Mr. Burrell said, 'surely the experience of God's love causes him to shout. I can truly say that I shout with him! It will be our mercy to watch this example of the grace of God to the end".

The day before his death he looked at Bernard standing at the foot of the bed and said, "Oh Jesus! Jesus! Whatever darkens round you, look to Jesus! Yes, whatever darkens, darkens and thickens, the thicker it all gets, look to Jesus! Pray to be enabled to look to Him, the Saviour of sinners. If you cannot see Him watch and look and follow hard after Him. If you see but a little glimmering, if you can but, as it were, get one hand in, press in there. That's the way".

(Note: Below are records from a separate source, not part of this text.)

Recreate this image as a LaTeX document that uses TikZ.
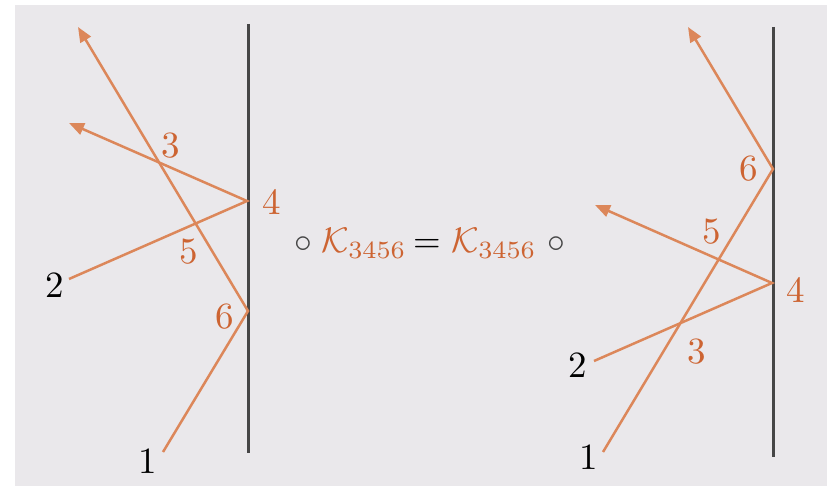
\documentclass[tikz,border=0pt]{standalone}
\usetikzlibrary{arrows.meta}
\definecolor{bggray}{HTML}{EAE8EB}
\definecolor{rayorange}{HTML}{DC875A}
\definecolor{labelorange}{HTML}{CD6432}
\definecolor{wallgray}{HTML}{464646}
\tikzset{
  ray/.style={draw=rayorange, line width=2.5pt, line join=miter},
  rayarrow/.style={ray, -{Triangle[length=15pt,width=12pt]}},
  wall/.style={draw=wallgray, line width=3pt},
  lbl/.style={text=labelorange, inner sep=0pt},
  blbl/.style={text=black, inner sep=0pt},
  mth/.style={inner sep=0pt, anchor=base},
}
\newcommand{\mybigmath}[1]{\scalebox{3.55}{$#1$}}
\newcommand{\mybiglbl}[1]{\scalebox{3.7}{#1}}
\begin{document}
\begin{tikzpicture}[x=1pt,y=-1pt]
\useasboundingbox (0,0) rectangle (827,486);
\fill[bggray] (15,5) rectangle (827,486);

% left panel
\coordinate (lwt) at (248,24);
\coordinate (lwb) at (248,453);
\draw[wall] (lwt) -- (lwb);
\coordinate (l1) at (163,452);
\coordinate (l6) at (248,311);
\coordinate (l1t) at (78,27);
\coordinate (l2) at (69,279);
\coordinate (l4) at (247,201);
\coordinate (l2t) at (69,123);
\draw[rayarrow] (l1) -- (l6) -- (l1t);
\draw[rayarrow] (l2) -- (l4) -- (l2t);
\node[blbl] (ln1) at (148,461) {\mybiglbl{1}};
\node[blbl] (ln2) at (55,285) {\mybiglbl{2}};
\node[lbl] (ln3) at (171,146) {\mybiglbl{3}};
\node[lbl] (ln4) at (272,202) {\mybiglbl{4}};
\node[lbl] (ln5) at (189,252) {\mybiglbl{5}};
\node[lbl] (ln6) at (225,317) {\mybiglbl{6}};

% centre formula
\node[mth, text=wallgray] (c1) at (303,253) {\mybigmath{\circ}};
\node[mth, text=labelorange, anchor=base west] (k1) at (321,253) {\mybigmath{\mathcal{K}_{3456}}};
\node[mth, text=black] (eq) at (427,253) {\mybigmath{=}};
\node[mth, text=labelorange, anchor=base west] (k2) at (451,253) {\mybigmath{\mathcal{K}_{3456}}};
\node[mth, text=wallgray] (c2) at (556,253) {\mybigmath{\circ}};

% right panel
\coordinate (rwt) at (773,27);
\coordinate (rwb) at (773,457);
\draw[wall] (rwt) -- (rwb);
\coordinate (r1) at (603,452);
\coordinate (r6) at (773,169);
\coordinate (r1t) at (688,27);
\coordinate (r2) at (594,361);
\coordinate (r4) at (772,283);
\coordinate (r2t) at (595,205);
\draw[rayarrow] (r1) -- (r6) -- (r1t);
\draw[rayarrow] (r2) -- (r4) -- (r2t);
\node[blbl] (rn1) at (589,457) {\mybiglbl{1}};
\node[blbl] (rn2) at (578,365) {\mybiglbl{2}};
\node[lbl] (rn3) at (697,352) {\mybiglbl{3}};
\node[lbl] (rn4) at (796,290) {\mybiglbl{4}};
\node[lbl] (rn5) at (712,232) {\mybiglbl{5}};
\node[lbl] (rn6) at (749,169) {\mybiglbl{6}};
\end{tikzpicture}
\end{document}
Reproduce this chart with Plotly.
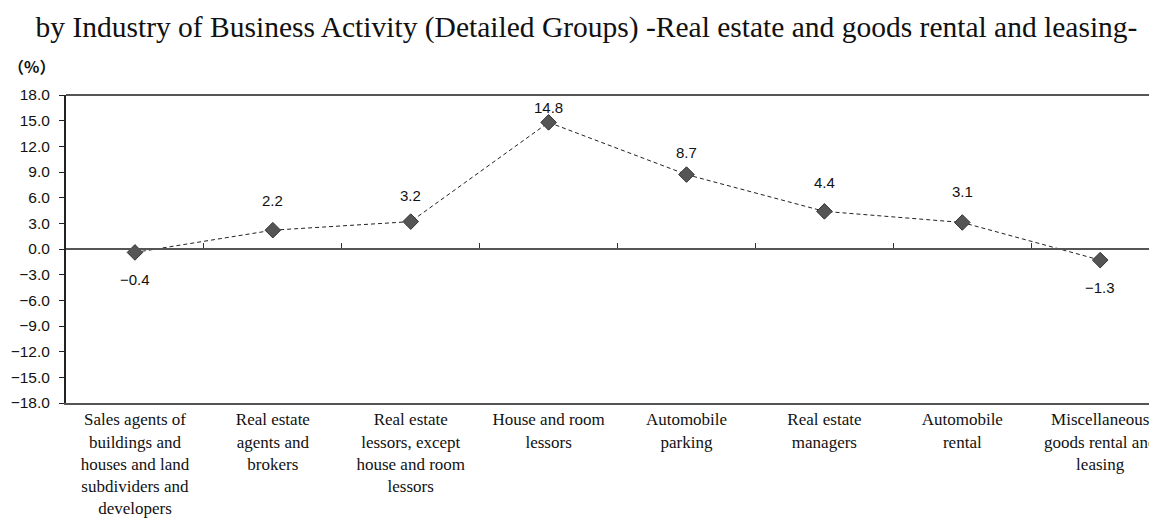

Mr. Bourne said on the morning he died, "I remember your long religious letters from India, how you used to go round about religion and about it, but never seemed to enter into it".

"It was so with me," he answered, "but the Lord has brought me into it now, and I enjoy the substance of the truth."

He asked to be moved. "But first let's have some reading." They read a hymn of Joseph Hart's, Come, ye sinners. He was quiet, meditating on the line, On the bloody tree behold Him! and then said, with tears streaming "We must hide ourselves in the dust and say, His atoning blood be upon us for ever!".

Later on he looked so happy his sister said, "You remind me of the pilgrims in the Second Part of Pilgrims Progress, following each other over the river: one of them stood still and sang a hymn in the middle of it, and so could you if strong enough". "Yes, I could," he said.

She added, "He that has brought you down dry-shod into Jordan will lead you safely up the bank on the other side".

He smiled and said, "O yes, He will!". Being moved, his lungs were disturbed. He said faintly, "This is death!" and was gone. April 16th, 1839, in his thirtieth year.

He was buried in the cemetery of St. John's Wood Chapel. On the tomb those words were put, "Who against hope believed in hope".